- The problem -
Without the pictures, can you quote each line below exactly?

- Data extract -
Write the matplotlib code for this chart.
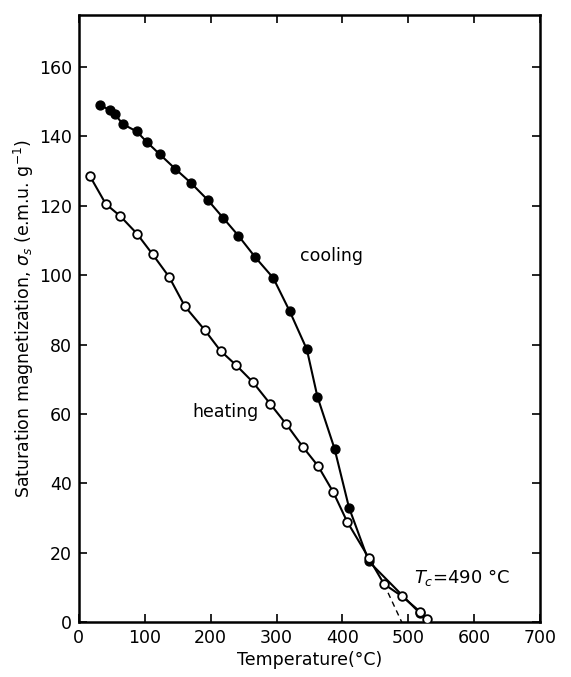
import matplotlib.pyplot as plt

# ── Data ─────────────────────────────────────────────────────────────────────
cool_T = [32, 47, 55, 67, 88, 103, 123, 146, 170, 196, 219, 242, 268, 295,
          320, 346, 362, 388, 410, 440, 518]
cool_s = [149, 147.6, 146.3, 143.5, 141.4, 138.4, 134.8, 130.7, 126.6, 121.6,
          116.5, 111.4, 105.1, 99.2, 89.6, 78.6, 65, 50, 33, 17.5, 2.5]

heat_T = [17, 41, 63, 88, 112, 137, 161, 191, 215, 239, 264, 290, 315, 340,
          363, 386, 407, 440, 463, 490, 518, 528]
heat_s = [128.5, 120.5, 117, 112, 106, 99.5, 91, 84.2, 78.2, 74, 69.2, 63,
          57, 50.5, 45, 37.5, 29, 18.5, 11, 7.5, 3, 1]

# extrapolation to the Curie point
tc_T = [463, 490]
tc_s = [11, 0]

x_ticks = [0, 100, 200, 300, 400, 500, 600, 700]
y_ticks = [0, 20, 40, 60, 80, 100, 120, 140, 160]

plt.rcParams.update({"font.family": "DejaVu Sans", "font.size": 12.5})

fig = plt.figure(figsize=(5.71, 6.77), dpi=100)
ax = fig.add_axes([0.138, 0.081, 0.808, 0.897])

ax.plot(cool_T, cool_s, color="black", lw=1.5, marker="o", ms=6.4,
        mfc="black", mec="black", zorder=3)
ax.plot(heat_T, heat_s, color="black", lw=1.5, marker="o", ms=6.2,
        mfc="white", mec="black", mew=1.3, zorder=4)
ax.plot(tc_T, tc_s, color="black", lw=1.0, ls=(0, (4, 3)), zorder=2)

ax.text(335, 105.5, "cooling", fontsize=12.5, va="center", ha="left")
ax.text(173, 60.5, "heating", fontsize=12.5, va="center", ha="left")
ax.text(508, 13, r"$T_c$=490 °C", fontsize=13, va="center", ha="left")

ax.set_xlim(0, 700)
ax.set_ylim(0, 175)
ax.set_xticks(x_ticks)
ax.set_yticks(y_ticks)
ax.tick_params(direction="in", length=6, width=1.2, top=True, right=True,
               labelsize=12.5, pad=5)
for sp in ax.spines.values():
    sp.set_linewidth(1.8)

ax.set_xlabel("Temperature(°C)", fontsize=12.5, labelpad=3)
ax.set_ylabel(r"Saturation magnetization, $\sigma_s$ (e.m.u. g$^{-1}$)",
              fontsize=12.5, labelpad=2)

fig.savefig("out.png", dpi=100)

- Reply to the task -
Write the matplotlib code for this chart.
import matplotlib.pyplot as plt

# ── Data ─────────────────────────────────────────────────────────────────────
cool_T = [32, 47, 55, 67, 88, 103, 123, 146, 170, 196, 219, 242, 268, 295,
          320, 346, 362, 388, 410, 440, 518]
cool_s = [149, 147.6, 146.3, 143.5, 141.4, 138.4, 134.8, 130.7, 126.6, 121.6,
          116.5, 111.4, 105.1, 99.2, 89.6, 78.6, 65, 50, 33, 17.5, 2.5]

heat_T = [17, 41, 63, 88, 112, 137, 161, 191, 215, 239, 264, 290, 315, 340,
          363, 386, 407, 440, 463, 490, 518, 528]
heat_s = [128.5, 120.5, 117, 112, 106, 99.5, 91, 84.2, 78.2, 74, 69.2, 63,
          57, 50.5, 45, 37.5, 29, 18.5, 11, 7.5, 3, 1]

# extrapolation to the Curie point
tc_T = [463, 490]
tc_s = [11, 0]

x_ticks = [0, 100, 200, 300, 400, 500, 600, 700]
y_ticks = [0, 20, 40, 60, 80, 100, 120, 140, 160]

plt.rcParams.update({"font.family": "DejaVu Sans", "font.size": 12.5})

fig = plt.figure(figsize=(5.71, 6.77), dpi=100)
ax = fig.add_axes([0.138, 0.081, 0.808, 0.897])

ax.plot(cool_T, cool_s, color="black", lw=1.5, marker="o", ms=6.4,
        mfc="black", mec="black", zorder=3)
ax.plot(heat_T, heat_s, color="black", lw=1.5, marker="o", ms=6.2,
        mfc="white", mec="black", mew=1.3, zorder=4)
ax.plot(tc_T, tc_s, color="black", lw=1.0, ls=(0, (4, 3)), zorder=2)

ax.text(335, 105.5, "cooling", fontsize=12.5, va="center", ha="left")
ax.text(173, 60.5, "heating", fontsize=12.5, va="center", ha="left")
ax.text(508, 13, r"$T_c$=490 °C", fontsize=13, va="center", ha="left")

ax.set_xlim(0, 700)
ax.set_ylim(0, 175)
ax.set_xticks(x_ticks)
ax.set_yticks(y_ticks)
ax.tick_params(direction="in", length=6, width=1.2, top=True, right=True,
               labelsize=12.5, pad=5)
for sp in ax.spines.values():
    sp.set_linewidth(1.8)

ax.set_xlabel("Temperature(°C)", fontsize=12.5, labelpad=3)
ax.set_ylabel(r"Saturation magnetization, $\sigma_s$ (e.m.u. g$^{-1}$)",
              fontsize=12.5, labelpad=2)

fig.savefig("out.png", dpi=100)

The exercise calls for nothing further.